The last edition of the work-in-progress meeting of the Psychology of Programming Interest Group was held by The Centre for Research in Computing, at the KMI Podium, The Open University, Milton Keynes. The meeting was a chance for discussions between professionals and students in both computing and psychology fields. Editorial guidance was provided by Maria Kutar, from the University of Salford, and Thomas Green who is affiliated with the University of Leeds.
The work in progress workshop occurred on the 8th and 9th of January 2009 with a group of approximately sixteen participants from and led to interesting discussions.
The workshop started with the talk on software visualization, given by the invited speaker, Dr. Jim Buckley from the University of Limerick. Dr. Buckley. Jim gave a talk entitled ‘Software Visualization: Did anyone ask what the software developers want?’ and treated members of the audience with a range of tantalizing visualisations and spoke about his collaborations with industry. It was great to hear comments about developers from industry clearly benefiting directly from PPIG related research. Software visualisation, along with related areas of visual programming languages and algorithm animation represent strong themes that have been addressed and considered by different PPIG researchers.
The programme continued with six presentations distributed over three sessions and contained presentations from software development and cognition.
Christopher Martin presented an ethnographic study on the solving of programming problems. The presentation highlighted the importance of understanding the programmer in its environment to select the software development tools who have the advantages to support the programmer in his work.
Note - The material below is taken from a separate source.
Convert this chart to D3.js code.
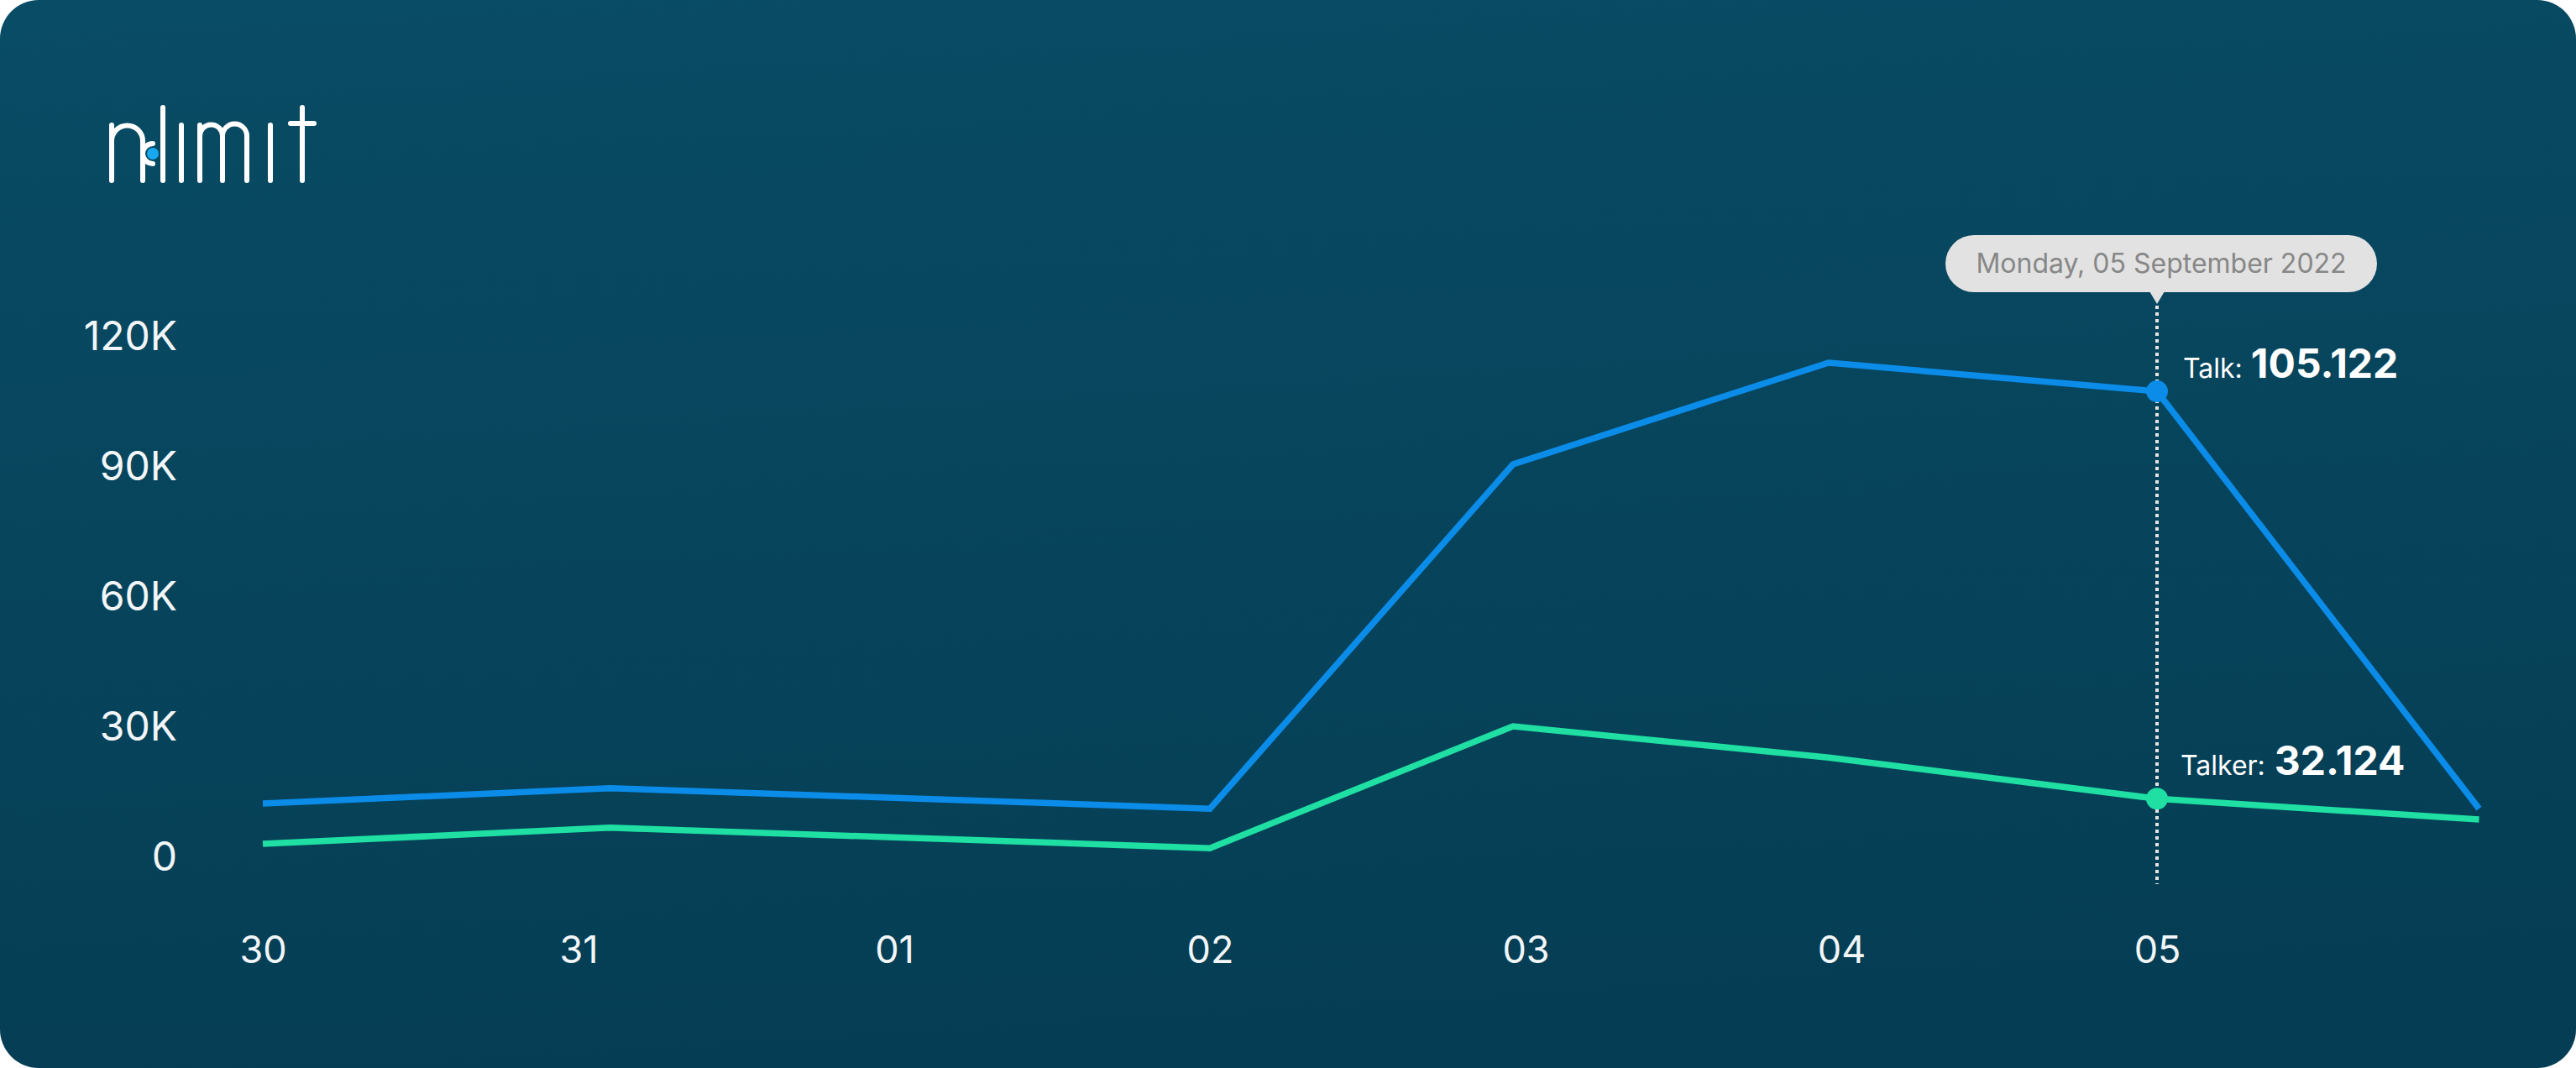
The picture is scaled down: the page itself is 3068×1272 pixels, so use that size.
<!DOCTYPE html>
<html><head><meta charset="utf-8">
<script src="https://cdn.jsdelivr.net/npm/d3@7"></script>
<style>html,body{margin:0;padding:0;background:#ffffff;overflow:hidden}svg{display:block}</style>
</head><body><svg id="c" width="3068" height="1272"></svg>
<script>
// ---- data ----
const dayLabels = ["30", "31", "01", "02", "03", "04", "05"];
const pointDays = [0, 1.1, 2, 3, 3.96, 4.96, 6, 7.02];
const talk   = [12400, 15900, 13700, 11200, 90600, 114000, 107400, 11200];
const talker = [3100, 6800, 4600, 2100, 30200, 23000, 13500, 8700];
const yTicks = [0, 30000, 60000, 90000, 120000];
const tooltipDate = "Monday, 05 September 2022";
const focusIndex = 6;
const talkLabel = "Talk:";
const talkValue = "105.122";
const talkerLabel = "Talker:";
const talkerValue = "32.124";

const W = 3068, H = 1272;
const svg = d3.select("#c");
const font = "Inter, 'Noto Sans', sans-serif";

const defs = svg.append("defs");
const grad = defs.append("linearGradient").attr("id", "bg").attr("x1", 0).attr("y1", 0).attr("x2", 0.15).attr("y2", 1);
grad.append("stop").attr("offset", "0%").attr("stop-color", "#094c65");
grad.append("stop").attr("offset", "100%").attr("stop-color", "#053e54");

svg.append("rect").attr("x", 0).attr("y", 0).attr("width", W).attr("height", H)
  .attr("rx", 46).attr("ry", 46).attr("fill", "url(#bg)");

// ---- logo ----
const logo = svg.append("g").attr("fill", "none").attr("stroke", "#ffffff")
  .attr("stroke-width", 6).attr("stroke-linecap", "round");
logo.append("title").text("nlimit");
logo.append("path").attr("d", "M133,215 V149 M133,168 A18.5,18.5 0 0 1 170,168 V215");
logo.append("path").attr("d", "M182,171 A12,12 0 0 0 182,195");
logo.append("path").attr("d", "M194,128 V215");
logo.append("path").attr("d", "M216,149 V215");
logo.append("path").attr("d", "M238,215 V149 M238,162 A13.5,13.5 0 0 1 265,162 V215 M265,162 A14.5,14.5 0 0 1 294,162 V215");
logo.append("path").attr("d", "M322,149 V215");
logo.append("path").attr("d", "M360,128 V215 M346,147 H374");
svg.append("circle").attr("cx", 182).attr("cy", 183).attr("r", 7).attr("fill", "#18a8f0");

// ---- scales ----
const x = d3.scaleLinear().domain([0, 7]).range([313, 2945]);
const y = d3.scaleLinear().domain([0, 120000]).range([1021, 401]);

// y axis
const yAxis = svg.append("g").attr("transform", "translate(211,0)")
  .call(d3.axisLeft(y).tickValues(yTicks).tickSize(0).tickPadding(0)
    .tickFormat(d => d === 0 ? "0" : (d / 1000) + "K"));
yAxis.select(".domain").remove();
yAxis.selectAll("text").attr("fill", "#f2f6f8").attr("font-family", font).attr("font-size", 48);

// x axis
const xAxis = svg.append("g").attr("transform", "translate(0,1115)")
  .call(d3.axisBottom(x).tickValues(d3.range(dayLabels.length)).tickSize(0).tickPadding(0)
    .tickFormat(i => dayLabels[i]));
xAxis.select(".domain").remove();
xAxis.selectAll("text").attr("fill", "#f2f6f8").attr("font-family", font).attr("font-size", 45);

// ---- lines ----
const line = d3.line().x((d, i) => x(pointDays[i])).y(d => y(d));
svg.append("path").datum(talker).attr("d", line).attr("fill", "none")
  .attr("stroke", "#1fdfa3").attr("stroke-width", 7.5);
svg.append("path").datum(talk).attr("d", line).attr("fill", "none")
  .attr("stroke", "#0b8ce9").attr("stroke-width", 7.5);

// ---- focus ----
const fx = x(pointDays[focusIndex]);
svg.append("line").attr("x1", fx).attr("x2", fx).attr("y1", 364).attr("y2", 1053)
  .attr("stroke", "#e4e4e4").attr("stroke-width", 4).attr("stroke-dasharray", "4 4");
svg.append("circle").attr("cx", fx).attr("cy", y(talk[focusIndex])).attr("r", 13).attr("fill", "#0b8ce9");
svg.append("circle").attr("cx", fx).attr("cy", y(talker[focusIndex])).attr("r", 13).attr("fill", "#1fdfa3");

// tooltip
const tw = 514, th = 68, ty = 280;
svg.append("rect").attr("x", fx + 5 - tw / 2).attr("y", ty).attr("width", tw).attr("height", th)
  .attr("rx", th / 2).attr("fill", "#e2e2e2");
svg.append("path").attr("d", `M${fx - 9},${ty + th - 1} L${fx + 9},${ty + th - 1} L${fx},${ty + th + 14} Z`).attr("fill", "#e2e2e2");
svg.append("text").attr("x", fx + 5).attr("y", ty + th / 2 + 11).attr("text-anchor", "middle")
  .attr("font-family", font).attr("font-size", 32).attr("fill", "#878787").text(tooltipDate);

// value labels
const t1 = svg.append("text").attr("x", fx + 31).attr("y", 450).attr("font-family", font).attr("fill", "#ffffff");
t1.append("tspan").attr("font-size", 32).text(talkLabel);
t1.append("tspan").attr("dx", 10).attr("font-size", 48).attr("font-weight", 700).text(talkValue);
const t2 = svg.append("text").attr("x", fx + 28).attr("y", 923).attr("font-family", font).attr("fill", "#ffffff");
t2.append("tspan").attr("font-size", 32).text(talkerLabel);
t2.append("tspan").attr("dx", 11).attr("font-size", 48).attr("font-weight", 700).text(talkerValue);
</script></body></html>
The work environment was also the topic of the presentation given by Christopher Douce who focused on understanding the IT worker in his work place.
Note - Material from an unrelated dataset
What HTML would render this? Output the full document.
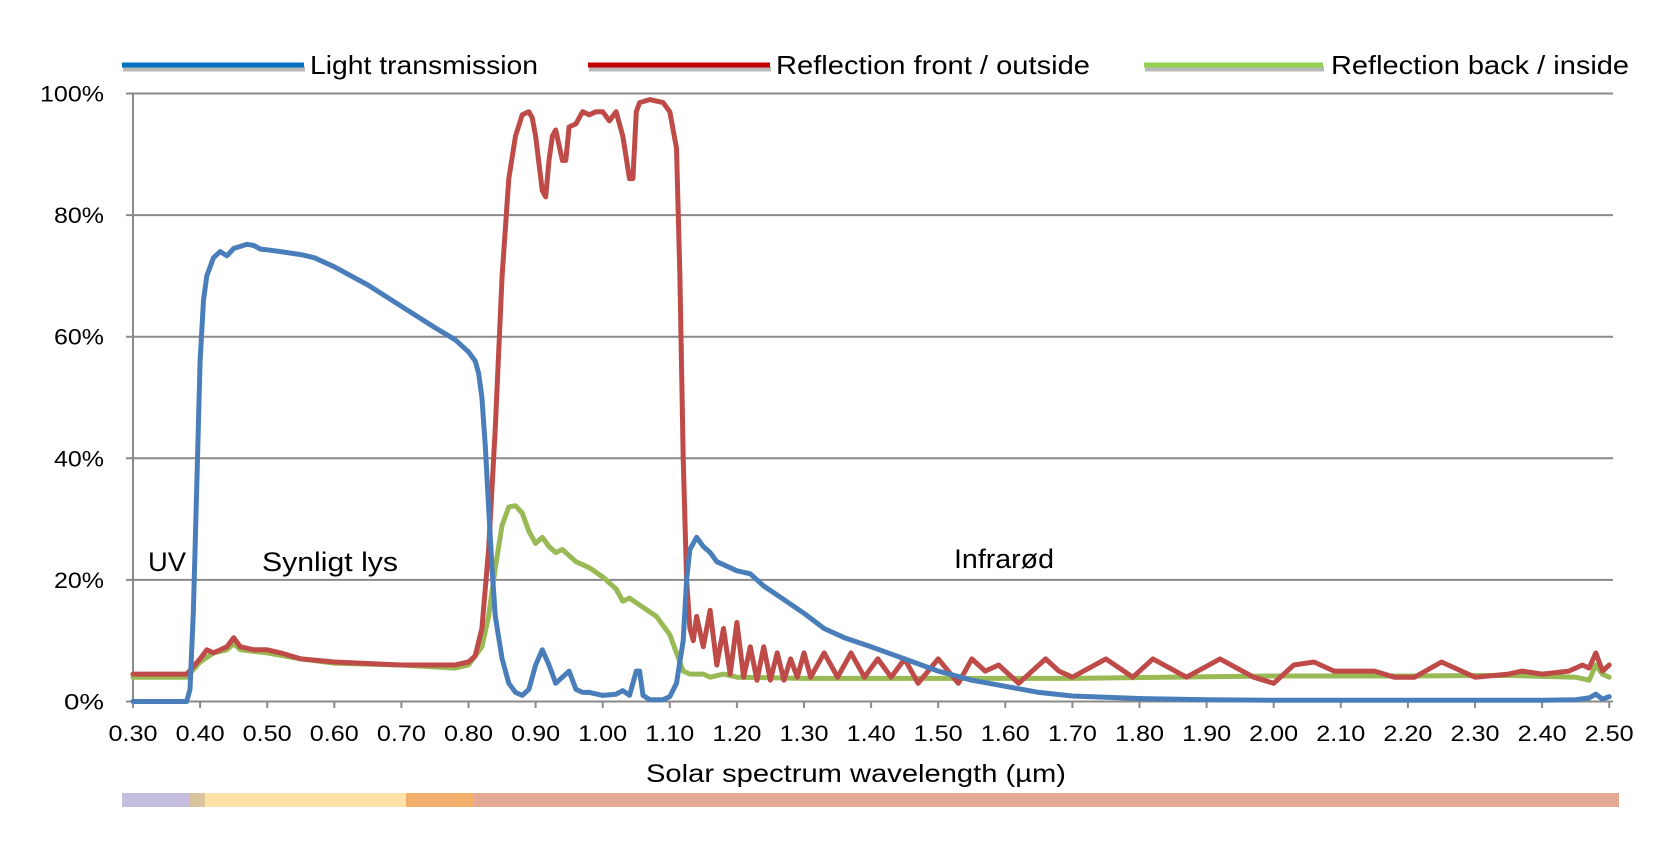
<!DOCTYPE html>
<html><head><meta charset="utf-8"><style>
html,body{margin:0;padding:0;background:#fff}
svg{display:block}
text{font-family:"Liberation Sans",sans-serif;fill:#000}
</style></head><body>
<svg id="s" width="1680" height="860" viewBox="0 0 1680 860" xmlns="http://www.w3.org/2000/svg">
<g id="grid"></g>
<!-- legend -->
<line x1="123" y1="69" x2="305" y2="69" stroke="#b8b8b8" stroke-width="5"/>
<line x1="122" y1="65" x2="304" y2="65" stroke="#0070c0" stroke-width="5"/>
<text x="310" y="74" font-size="26" textLength="228" lengthAdjust="spacingAndGlyphs">Light transmission</text>
<line x1="589" y1="69" x2="771" y2="69" stroke="#b8b8b8" stroke-width="5"/>
<line x1="588" y1="65" x2="770" y2="65" stroke="#c00000" stroke-width="5"/>
<text x="776" y="74" font-size="26" textLength="314" lengthAdjust="spacingAndGlyphs">Reflection front / outside</text>
<line x1="1145" y1="69" x2="1324" y2="69" stroke="#b8b8b8" stroke-width="5"/>
<line x1="1144" y1="65" x2="1323" y2="65" stroke="#92d050" stroke-width="5"/>
<text x="1331" y="74" font-size="26" textLength="298" lengthAdjust="spacingAndGlyphs">Reflection back / inside</text>
<!-- annotations -->
<text x="148" y="571" font-size="27" fill="#222" textLength="38" lengthAdjust="spacingAndGlyphs">UV</text>
<text x="262" y="571" font-size="27" fill="#222" textLength="136" lengthAdjust="spacingAndGlyphs">Synligt lys</text>
<text x="954" y="568" font-size="27" fill="#222" textLength="100" lengthAdjust="spacingAndGlyphs">Infrarød</text>
<text x="856" y="782" font-size="25" text-anchor="middle" textLength="420" lengthAdjust="spacingAndGlyphs">Solar spectrum wavelength (µm)</text>
<!-- spectrum bar -->
<rect x="122" y="793" width="68" height="14" fill="#c5bde0"/>
<rect x="190" y="793" width="15" height="14" fill="#dcc3a0"/>
<rect x="205" y="793" width="201" height="14" fill="#fde3a7"/>
<rect x="406" y="793" width="68" height="14" fill="#f0b06b"/>
<rect x="474" y="793" width="1145" height="14" fill="#e4a893"/>
<g id="series" fill="none" stroke-width="5" stroke-linejoin="round" stroke-linecap="round"></g>
</svg>
<script>
var NS="http://www.w3.org/2000/svg";
function X(l){return 133+(l-0.3)*671;}
function Y(v){return 701.5-v*6.08;}
function el(t,a,p,txt){var e=document.createElementNS(NS,t);for(var k in a)e.setAttribute(k,a[k]);if(txt!==undefined)e.textContent=txt;p.appendChild(e);return e;}
var g=document.getElementById('grid');
for(var i=0;i<=5;i++){var y=Y(i*20);
 el('line',{x1:126,y1:y,x2:1613,y2:y,stroke:'#8a8a8a','stroke-width':2},g);
 el('text',{x:104,y:y+8,'font-size':22,'text-anchor':'end',textLength:(i==5?64:(i==0?40:50)),lengthAdjust:'spacingAndGlyphs'},g,(i*20)+'%');}
el('line',{x1:133,y1:93,x2:133,y2:702,stroke:'#8a8a8a','stroke-width':2},g);
for(var i=0;i<=22;i++){var l=0.3+i*0.1,x=X(l);
 el('line',{x1:x,y1:701,x2:x,y2:708,stroke:'#8a8a8a','stroke-width':2},g);
 el('text',{x:x,y:741,'font-size':22,'text-anchor':'middle',textLength:49,lengthAdjust:'spacingAndGlyphs'},g,l.toFixed(2));}
var blue=[0.30,0,0.38,0,0.385,2,0.39,15,0.395,35,0.40,56,0.405,66,0.41,70,0.42,73,0.43,74,0.44,73.3,0.45,74.5,0.47,75.2,0.48,75,0.49,74.4,0.50,74.3,0.52,74,0.55,73.5,0.57,73,0.60,71.5,0.65,68.5,0.70,65,0.75,61.5,0.78,59.5,0.80,57.5,0.81,56,0.815,54,0.82,50,0.825,42,0.83,32,0.835,22,0.84,14,0.85,7,0.86,3,0.87,1.5,0.88,1,0.89,2,0.90,6,0.91,8.5,0.92,6,0.93,3,0.94,4,0.95,5,0.96,2,0.97,1.5,0.98,1.5,1.0,1,1.02,1.2,1.03,1.8,1.04,1,1.05,5,1.055,5,1.06,1,1.07,0.3,1.09,0.3,1.10,0.8,1.11,3,1.12,10,1.125,20,1.13,25,1.14,27,1.15,25.5,1.16,24.5,1.17,23,1.18,22.5,1.20,21.5,1.22,21,1.24,19,1.26,17.5,1.28,16,1.30,14.5,1.33,12,1.36,10.5,1.40,9,1.45,7,1.50,5,1.55,3.5,1.60,2.5,1.65,1.5,1.70,0.9,1.80,0.5,1.90,0.3,2.0,0.2,2.4,0.2,2.45,0.3,2.47,0.6,2.48,1.2,2.49,0.4,2.50,0.8];
var red=[0.30,4.5,0.38,4.5,0.40,7,0.41,8.5,0.42,8,0.44,9,0.45,10.5,0.46,9,0.48,8.5,0.50,8.5,0.52,8,0.55,7,0.60,6.5,0.70,6,0.78,6,0.80,6.5,0.81,7.5,0.82,12,0.83,25,0.84,45,0.85,70,0.86,86,0.87,93,0.88,96.5,0.89,97,0.895,96,0.90,93,0.91,84,0.915,83,0.92,89,0.925,93,0.93,94,0.94,89,0.945,89,0.95,94.5,0.96,95,0.97,97,0.98,96.5,0.99,97,1.0,97,1.01,95.5,1.02,97,1.03,93,1.04,86,1.045,86,1.05,97,1.055,98.5,1.07,99,1.09,98.5,1.10,97,1.11,91,1.115,70,1.12,40,1.125,20,1.13,12,1.135,10,1.14,14,1.15,9,1.16,15,1.17,6,1.18,12,1.19,4.5,1.20,13,1.21,4,1.22,9,1.23,3.5,1.24,9,1.25,3.5,1.26,8,1.27,3.5,1.28,7,1.29,4,1.30,8,1.31,4,1.33,8,1.35,4,1.37,8,1.39,4,1.41,7,1.43,4,1.45,7,1.47,3,1.50,7,1.53,3,1.55,7,1.57,5,1.59,6,1.62,3,1.66,7,1.68,5,1.70,4,1.75,7,1.79,4,1.82,7,1.87,4,1.92,7,1.97,4,2.0,3,2.03,6,2.06,6.5,2.09,5,2.15,5,2.18,4,2.21,4,2.25,6.5,2.28,5,2.30,4,2.35,4.5,2.37,5,2.40,4.5,2.44,5,2.46,6,2.47,5.5,2.48,8,2.49,5,2.50,6];
var green=[0.30,4,0.38,4,0.40,6.5,0.42,8,0.44,8.5,0.45,9.5,0.46,8.5,0.50,8,0.55,7,0.60,6.3,0.70,6,0.78,5.5,0.80,6,0.82,9,0.83,14,0.84,22,0.85,29,0.86,32,0.87,32.2,0.88,31,0.89,28,0.90,26,0.91,27,0.92,25.5,0.93,24.5,0.94,25,0.95,24,0.96,23,0.98,22,1.0,20.5,1.02,18.5,1.03,16.5,1.04,17,1.06,15.5,1.08,14,1.10,11,1.11,8,1.12,5,1.13,4.5,1.15,4.5,1.16,4,1.18,4.5,1.20,4,1.30,3.8,1.5,3.8,1.7,3.8,2.0,4.2,2.2,4.2,2.35,4.3,2.45,4,2.47,3.5,2.48,6,2.49,4.5,2.50,4];
var sg=document.getElementById('series');
[[green,'#98b954'],[red,'#be4b48'],[blue,'#4a7ebb']].forEach(function(s){
 var d='',a=s[0];for(var i=0;i<a.length;i+=2)d+=(i?'L':'M')+X(a[i]).toFixed(1)+' '+Y(a[i+1]).toFixed(1);
 el('path',{d:d,stroke:s[1]},sg);});
</script>
</body></html>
Software development implies also the understanding of cohesion and the correct use of identifier names. Steve Counsell studied cohesion metrics and found that cohesion improvement is dependant of the size of the code analysed. Simon Butler investigated the link between readability of the source code and the quality of the the identifier names.
Within the cognition-based part of the workshop, Maria Kutar proposed a theoretical framework for cognitive dimensions. Rather than presenting foundations based upon or within psychology or cognitive psychology, Maria proposed the possibility of philosophical foundations. The third presentation of the morning session was by Gabriela Pavel who focused on understanding the question of how to support the learning of concepts from images.
The work-in-progress meeting provided interactivity during the presentations but also during the three interesting workshop sessions. Thomas Green and Luke presented the Inform language (wikipedia) to demonstrate how the computer can help the programming by using a set of sentences written in natural language. Luke Church reviewed the rules of building games and participants had the chance to image games for given rules. Marian Petre focused on the nature of evidence, reflected in how people present their contribution to knowledge and what methods are to be used for this purpose.
The first day continued the workshop discussions during the dinner at the Ye Olde Swan, to whom we thank for the menu and the hostpitality. We also have to mention the reception of the Berril Building for the lunch and to KMI admin team for the coffee breaks provided. We are grateful to the participants who made this workshop an opportunity to discuss matter of interest for people from the PPIG.
The work-in-progress event was an interesting experience thanks to the participants, the admin teams from Computing and KMI departments of the University, and the organizers. I thank especially to Prof. Marian Petre, Prof. Thomas Green and Dr. Maria Kutar whose help was very important before and during the workshop.